I did hear some Korngold at Santa Fe this summer, his op. 15 Piano Quintet, which honestly sounded more than a bit overheated and sprawling at times. I’ve actually gotten that impression a fair bit from various recordings of EWK’s music. Of course, neither of us would survive expressing the slightest scintilla of a doubt or reservation of EWK’s music to Jessica Duchen, the UK’s leading EWK fanatic (when she’s not understandably raving on her blog about her country’s pending mass suicide in the form of a hard Brexit):
https://theartsdesk.com/classical-music/theartsdesk-bard-summerscape-festival-2019-unknown-treasures-and-crosscurrents
In fact, come to think of it, I did see “Die Tote Stadt” a few years back in Dallas, fine production and performance, if again, the music is likewise a touch overcooked.
BTW, along with Carlo, I had a “Candide” observation for you also, in the wake of a recent local production here of “Candide”, but it was too late to post on your blog entry then (great reminiscence there also). This production restored “Nothing More Than This” towards the end. After reading your comments on your “Candide” blog entry, I see why its inclusion makes sense, since it does make the transition to the finale more logical / less illogical. However, one irony of the song is that it shows Candide finally realizing what Cunegonde had said way back in Act I, that she loved money and jewels, but he just blew it off. Part of me reacted mentally “well, dude, you finally caught on to what she said in your first duet way back then”. In other words, OK, maybe she is a bit materialistic and shallow, but she admitted it then, and the guy didn’t pay attention.
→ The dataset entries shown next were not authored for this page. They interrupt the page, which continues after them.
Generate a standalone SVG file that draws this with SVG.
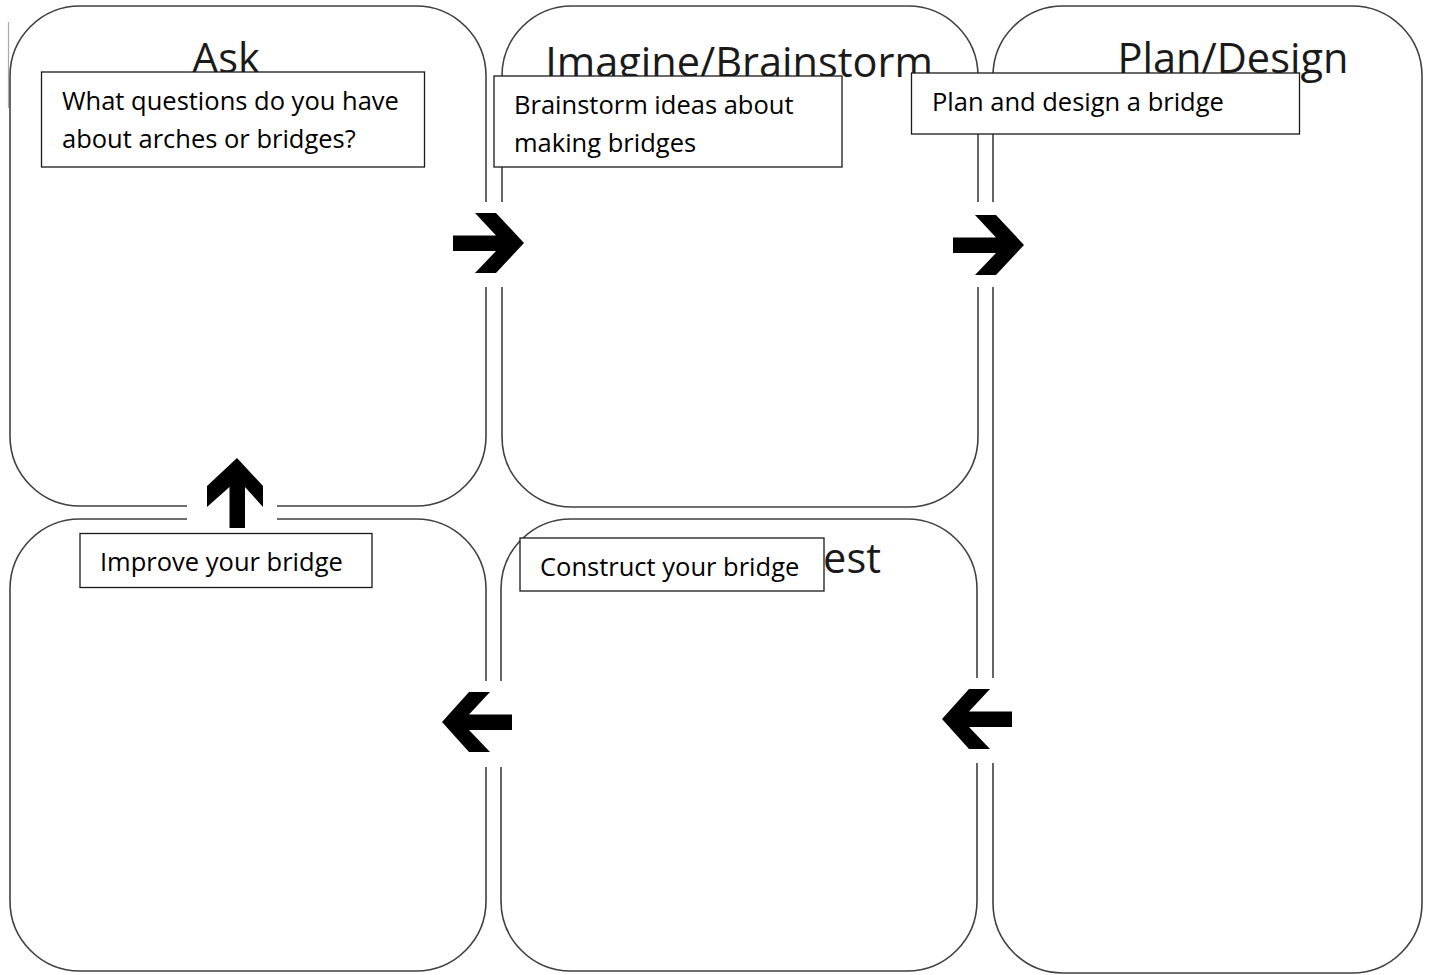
<svg xmlns="http://www.w3.org/2000/svg" width="1429" height="975" viewBox="0 0 1429 975">
<style>
.stage{fill:#fff;stroke:#404040;stroke-width:1.6}
.title{font-family:"Open Sans","Noto Sans",sans-serif;font-size:41.5px;fill:#1a1a1a}
.note{fill:#fff;stroke:#1a1a1a;stroke-width:1.3}
.nt{font-family:"Open Sans","Noto Sans",sans-serif;font-size:25.5px;fill:#000}
.gap{fill:#fff;stroke:none}
.arr{fill:#000}
</style>
<rect x="0" y="0" width="1429" height="975" fill="#fff"/>
<line x1="8.5" y1="22" x2="8.5" y2="108" stroke="#aaa" stroke-width="1.2"/>
<g id="node-plan">
<rect class="stage" x="993" y="6" width="429" height="967" rx="70" ry="70"/>
<text class="title" x="1233" y="73" text-anchor="middle">Plan/Design</text>
</g>
<g id="node-ask">
<rect class="stage" x="10" y="6" width="476" height="500" rx="70" ry="70"/>
<text class="title" x="226" y="73" text-anchor="middle">Ask</text>
</g>
<g id="node-imagine">
<rect class="stage" x="502" y="6" width="476" height="501" rx="70" ry="70"/>
<text class="title" x="739" y="77" text-anchor="middle">Imagine/Brainstorm</text>
</g>
<g id="node-improve">
<rect class="stage" x="10" y="519" width="476" height="452" rx="70" ry="70"/>
</g>
<g id="node-test">
<rect class="stage" x="501" y="519" width="476" height="452" rx="70" ry="70"/>
<text class="title" x="881" y="573" text-anchor="end">Test</text>
</g>
<g id="connectors">
<rect class="gap" x="480" y="202" width="28" height="85"/>
<rect class="gap" x="970" y="202" width="30" height="85"/>
<rect class="gap" x="480" y="681" width="28" height="86"/>
<rect class="gap" x="970" y="678" width="30" height="85"/>
<rect class="gap" x="187" y="500" width="90" height="25"/>
<polygon class="arr" points="453,235.5 496,235.5 475,213 496,213 524,243 496,273 475,273 496,251 453,251"/>
<polygon class="arr" points="953,237.5 996,237.5 975,215 996,215 1024,245 996,275 975,275 996,253 953,253"/>
<polygon class="arr" points="512,714.5 469,714.5 490,692 469,692 442,722 469,752 490,752 469,730 512,730"/>
<polygon class="arr" points="1012,711.5 969,711.5 990,689 969,689 942,719 969,749 990,749 969,727 1012,727"/>
<polygon class="arr" points="229.5,528 229.5,487 207,507 207,486 237,458 263,486 263,507 245,487 245,528"/>
</g>
<g id="note-ask">
<rect class="note" x="41.5" y="72" width="383" height="95"/>
<text class="nt" x="62" y="110">What questions do you have</text>
<text class="nt" x="62" y="148">about arches or bridges?</text>
</g>
<g id="note-imagine">
<rect class="note" x="494" y="76" width="348" height="91"/>
<text class="nt" x="514" y="114">Brainstorm ideas about</text>
<text class="nt" x="514" y="152">making bridges</text>
</g>
<g id="note-plan">
<rect class="note" x="911.5" y="73" width="388" height="61"/>
<text class="nt" x="932" y="111">Plan and design a bridge</text>
</g>
<g id="note-improve">
<rect class="note" x="80" y="533.5" width="292" height="54"/>
<text class="nt" x="100" y="571">Improve your bridge</text>
</g>
<g id="note-test">
<rect class="note" x="520" y="538" width="304" height="53"/>
<text class="nt" x="540" y="576">Construct your bridge</text>
</g>
</svg>
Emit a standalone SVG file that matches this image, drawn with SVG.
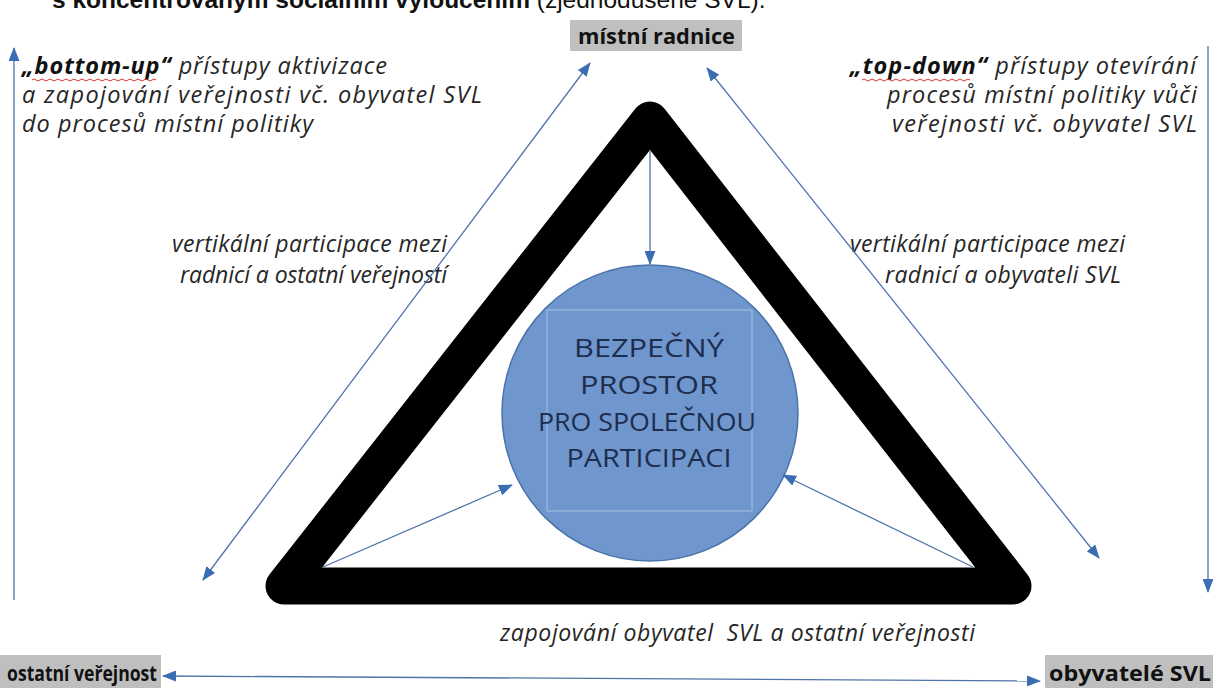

One other point that hit me in this local staging, much more than the more big-budget Santa Fe Opera staging that I saw last summer, was what seemed most wrong with the work. I’m not going to articulate this well, but it finally hit me that the problem with the work is that it violates one of the cardinal rules of drama: “show, don’t tell”. The voluminous presence of the narrator tells too much of the story, instead of just letting the events happen on stage. “The Lehman Trilogy” could get away with this (just saw the delayed HD-transmission today), because the complex nature of the story allows for a blend of the 3 actors both delivering dialogue and narration. Contrast this with the long-windedness of this “Candide”, where in the time it takes to last through the first part of the show, you can read the original Voltaire.
David Patrick Stearns says
Overheated? Sprawling? Sounds like Korngold. As with so many composers, he has become more popular as musicians and audiences come to love aspects of him that previous generations disliked. The Violin Concerto used to be dismissed as sounding too Hollywood. Now, that’s why people love it.
Geo. says
EWK’s Violin Concerto is the one staple work of his at least with the SLSO, to be sure, although John Storgards conducted the “Tänzchen im alten Stil” with the SLSO a few years back. There’s nothing wrong with overheated or even sprawling Romanticism, as long as all the parts add up to a compelling listening experience. My problem with hearing a fair bit of EWK, mainly on record, is that the whole of a given work is often less than the sum of its parts, like that op. 15 suite. The parts just don’t fit. But if Stephane Deneve decides to program something like EWK’s Symphony, or the left-hand Piano Concerto, I’ll be first in line to give them a go.